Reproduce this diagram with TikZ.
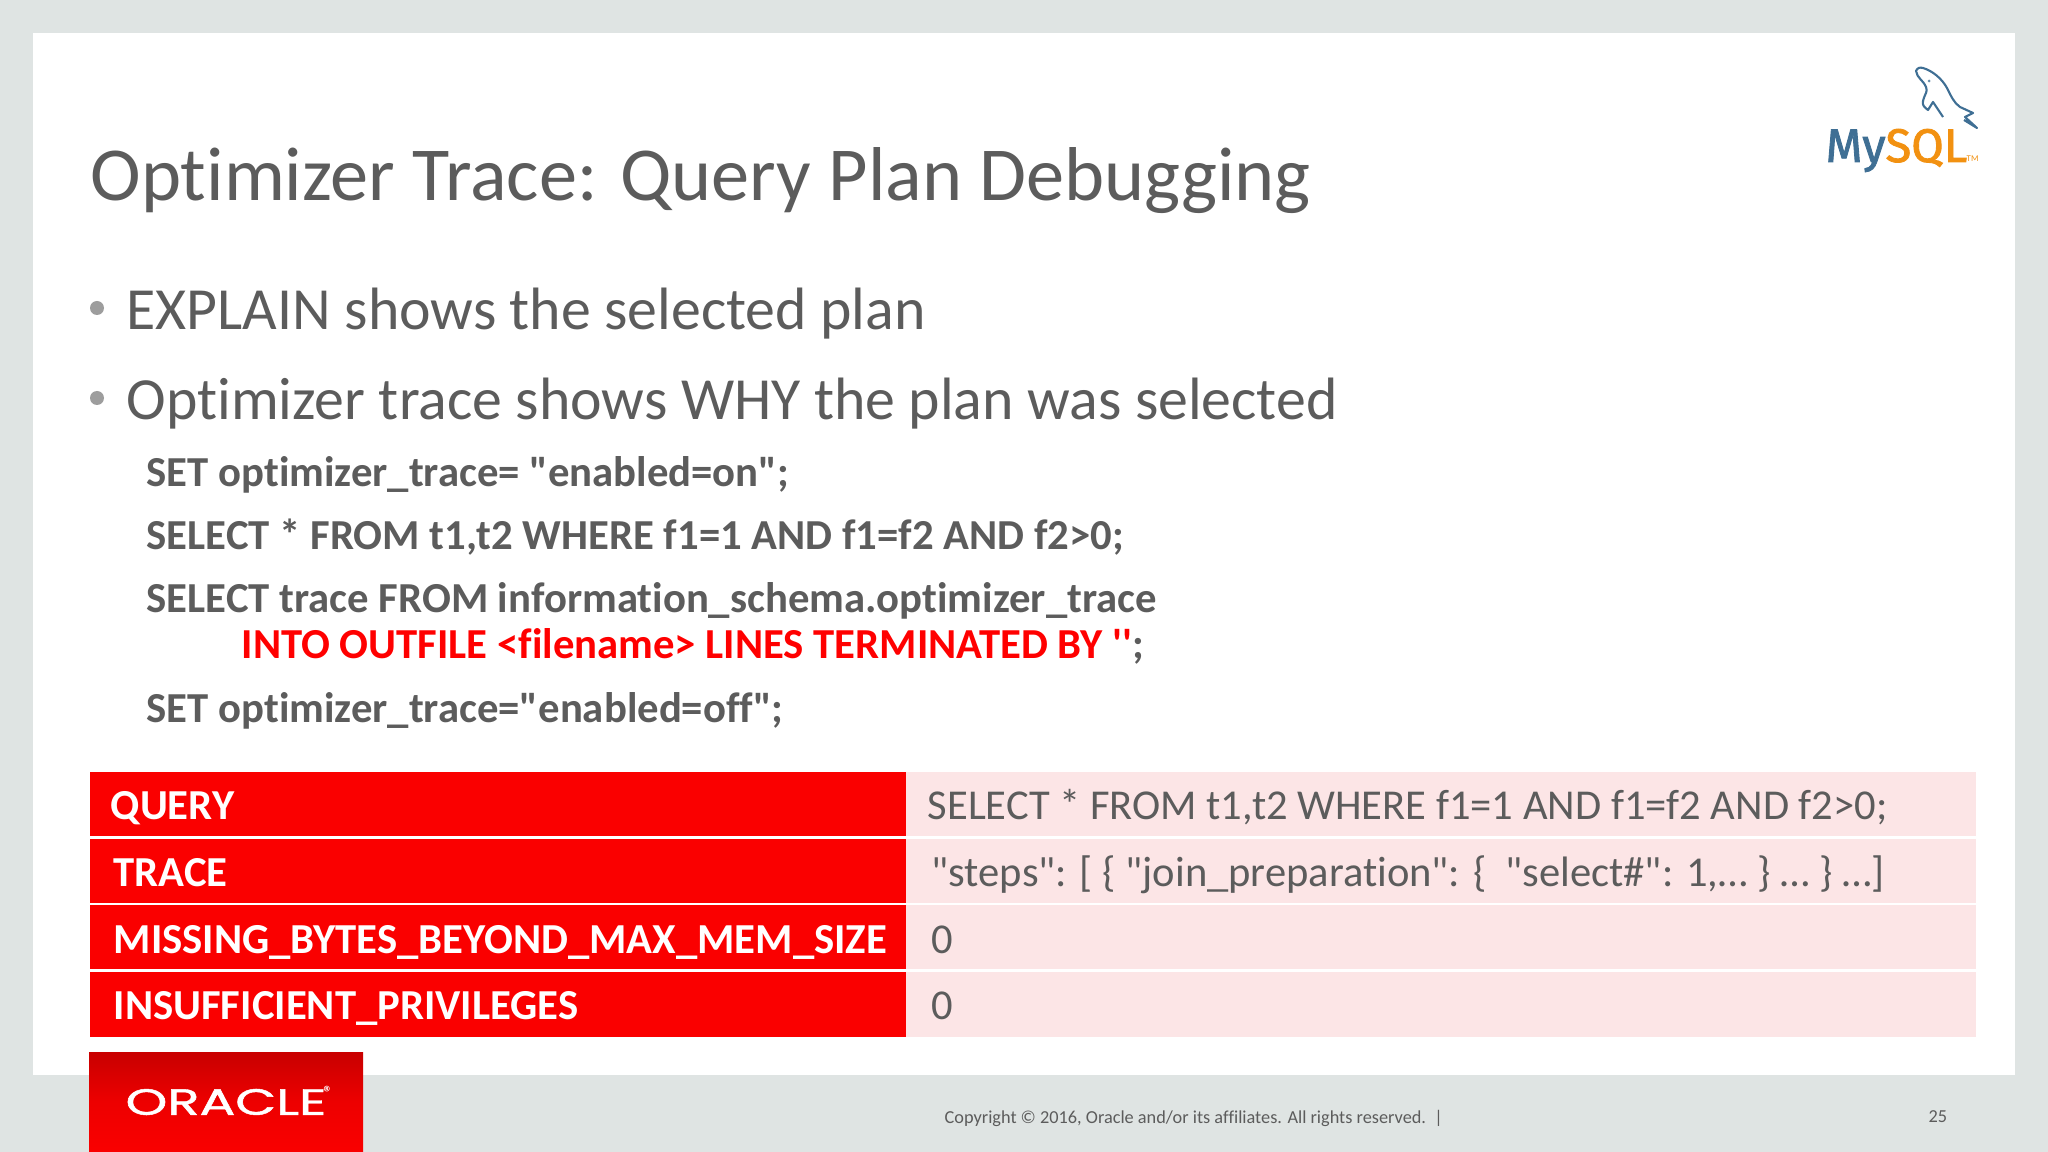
\documentclass[tikz,border=0pt]{standalone}
\usepackage{fontspec}
\usepackage{xcolor}
\setmainfont{Carlito}[Ligatures={TeXOff,CommonOff}]
\newfontfamily\logofont[FakeBold=1.2]{Poppins}
\newfontfamily\mysqlfont[FakeBold=1.8]{Fira Sans}
\definecolor{slidebg}{HTML}{DFE4E3}
\definecolor{slidegray}{HTML}{5C5C5C}
\definecolor{oraclered}{HTML}{FA0000}
\definecolor{cellpink}{HTML}{FCE5E6}
\definecolor{mysqlblue}{HTML}{3F6F94}
\definecolor{mysqlorange}{HTML}{F29111}
\tikzset{
    txt/.style={anchor=base west, inner sep=0pt, text=slidegray},
    titletxt/.style={txt, font=\fontsize{21.7}{26}\selectfont},
    bullettxt/.style={txt, font=\fontsize{17}{20}\selectfont},
    codetxt/.style={txt, font=\fontsize{12.15}{14}\selectfont\bfseries},
    headtxt/.style={txt, text=white, font=\fontsize{12.15}{14}\selectfont\bfseries},
    celltxt/.style={txt, font=\fontsize{12.1}{14}\selectfont},
    foottxt/.style={txt, font=\fontsize{5.2}{6}\selectfont}
}
\begin{document}
\begin{tikzpicture}[x=0.01cm, y=-0.01cm]
    \useasboundingbox(0, 0) rectangle (2048, 1152);
    \fill[slidebg](0, 0) rectangle (2048, 1152);
    \fill[white](33, 33) rectangle (2015, 1075);

    \node[titletxt](title) at (90, 201){Optimizer Trace: Query Plan Debugging};

    \fill[slidegray!60](97, 308) circle(7);
    \fill[slidegray!60](97, 398) circle(7);
    \node[bullettxt](explain) at (126, 330){EXPLAIN shows the selected plan};
    \node[bullettxt](why) at (126, 420){Optimizer trace shows WHY the plan was selected};

    \node[codetxt](setOn) at (146, 487){SET optimizer\_trace= "enabled=on";};
    \node[codetxt](selectQ) at (146, 550){SELECT * FROM t1,t2 WHERE f1=1 AND f1=f2 AND f2>0;};
    \node[codetxt](selectT) at (146, 613){SELECT trace FROM information\_schema.optimizer\_trace};
    \node[codetxt, text=red](outfile) at (241, 659){INTO OUTFILE <filename> LINES TERMINATED BY ''\textcolor{slidegray}{;}};
    \node[codetxt](setOff) at (146, 722){SET optimizer\_trace="enabled=off";};

    % table
    \fill[oraclered](90, 772) rectangle (906, 836);
    \fill[oraclered](90, 839) rectangle (906, 903);
    \fill[oraclered](90, 905) rectangle (906, 969);
    \fill[oraclered](90, 972) rectangle (906, 1037);
    \fill[cellpink](906, 772) rectangle (1976, 836);
    \fill[cellpink](906, 839) rectangle (1976, 903);
    \fill[cellpink](906, 905) rectangle (1976, 969);
    \fill[cellpink](906, 972) rectangle (1976, 1037);

    \node[headtxt](query) at (110, 819){QUERY};
    \node[headtxt](trace) at (113, 886){TRACE};
    \node[headtxt](missing) at (113, 953){MISSING\_BYTES\_BEYOND\_MAX\_MEM\_SIZE};
    \node[headtxt](insuff) at (113, 1019){INSUFFICIENT\_PRIVILEGES};

    \node[celltxt](queryVal) at (927, 819){SELECT * FROM t1,t2 WHERE f1=1 AND f1=f2 AND f2>0;};
    \node[celltxt](traceVal) at (931, 886){"steps": [ \{ "join\_preparation": \{\ \ "select\#": 1,… \} … \} …]};
    \node[celltxt](missingVal) at (931, 953){0};
    \node[celltxt](insuffVal) at (931, 1019){0};

    % oracle logo
    \fill[top color=oraclered!80!black, bottom color=oraclered, middle color=oraclered!95!black](89, 1052) rectangle (363, 1152);
    \node[anchor=center, inner sep=0pt, text=white, font=\logofont\fontsize{10.4}{12}\selectfont, xscale=1.45](oracle) at (226, 1102){ORACLE};
    \node[anchor=center, inner sep=0pt, text=white, font=\bfseries\fontsize{5}{6}\selectfont](reg) at (328, 1092){®};

    \node[foottxt](copyright) at (944, 1123){Copyright © 2016, Oracle and/or its affiliates. All rights reserved.\ \ |};
    \node[foottxt](page) at (1928, 1122){25};

    % mysql logo
    \draw[mysqlblue, line width=0.6pt, line join=round](1943, 117)
        -- (1933, 102)
        -- (1928, 110)
        .. controls (1924, 107) and (1922, 105) .. (1923, 101)
        .. controls (1925, 93) and (1928, 92) .. (1926, 87)
        .. controls (1923, 80) and (1917, 78) .. (1916, 71)
        .. controls (1917, 68) and (1920, 67) .. (1923, 68)
        .. controls (1933, 71) and (1942, 79) .. (1947, 88)
        .. controls (1951, 96) and (1954, 103) .. (1960, 107)
        -- (1973, 113)
        -- (1965, 117)
        -- (1977, 128)
        -- (1964, 120);
    \fill[mysqlblue!80](1929, 81) circle(1.5);
    \node[anchor=base west, inner sep=0pt, font=\mysqlfont\fontsize{13.4}{16}\selectfont, text=mysqlblue](mysql) at (1825, 162){My\textcolor{mysqlorange}{SQL}};
    \node[anchor=base west, inner sep=0pt, font=\fontsize{2.5}{3}\selectfont, text=mysqlorange](tm) at (1966, 162){TM};
\end{tikzpicture}
\end{document}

- - -

▶ [Aim]: Pictures stay out. Repeat only the lines from the beginning of the data through the line that has "Trace: Query Plan".

▶ [Answer for this exercise]:
Reproduce this diagram with TikZ.
\documentclass[tikz,border=0pt]{standalone}
\usepackage{fontspec}
\usepackage{xcolor}
\setmainfont{Carlito}[Ligatures={TeXOff,CommonOff}]
\newfontfamily\logofont[FakeBold=1.2]{Poppins}
\newfontfamily\mysqlfont[FakeBold=1.8]{Fira Sans}
\definecolor{slidebg}{HTML}{DFE4E3}
\definecolor{slidegray}{HTML}{5C5C5C}
\definecolor{oraclered}{HTML}{FA0000}
\definecolor{cellpink}{HTML}{FCE5E6}
\definecolor{mysqlblue}{HTML}{3F6F94}
\definecolor{mysqlorange}{HTML}{F29111}
\tikzset{
    txt/.style={anchor=base west, inner sep=0pt, text=slidegray},
    titletxt/.style={txt, font=\fontsize{21.7}{26}\selectfont},
    bullettxt/.style={txt, font=\fontsize{17}{20}\selectfont},
    codetxt/.style={txt, font=\fontsize{12.15}{14}\selectfont\bfseries},
    headtxt/.style={txt, text=white, font=\fontsize{12.15}{14}\selectfont\bfseries},
    celltxt/.style={txt, font=\fontsize{12.1}{14}\selectfont},
    foottxt/.style={txt, font=\fontsize{5.2}{6}\selectfont}
}
\begin{document}
\begin{tikzpicture}[x=0.01cm, y=-0.01cm]
    \useasboundingbox(0, 0) rectangle (2048, 1152);
    \fill[slidebg](0, 0) rectangle (2048, 1152);
    \fill[white](33, 33) rectangle (2015, 1075);

    \node[titletxt](title) at (90, 201){Optimizer Trace: Query Plan Debugging};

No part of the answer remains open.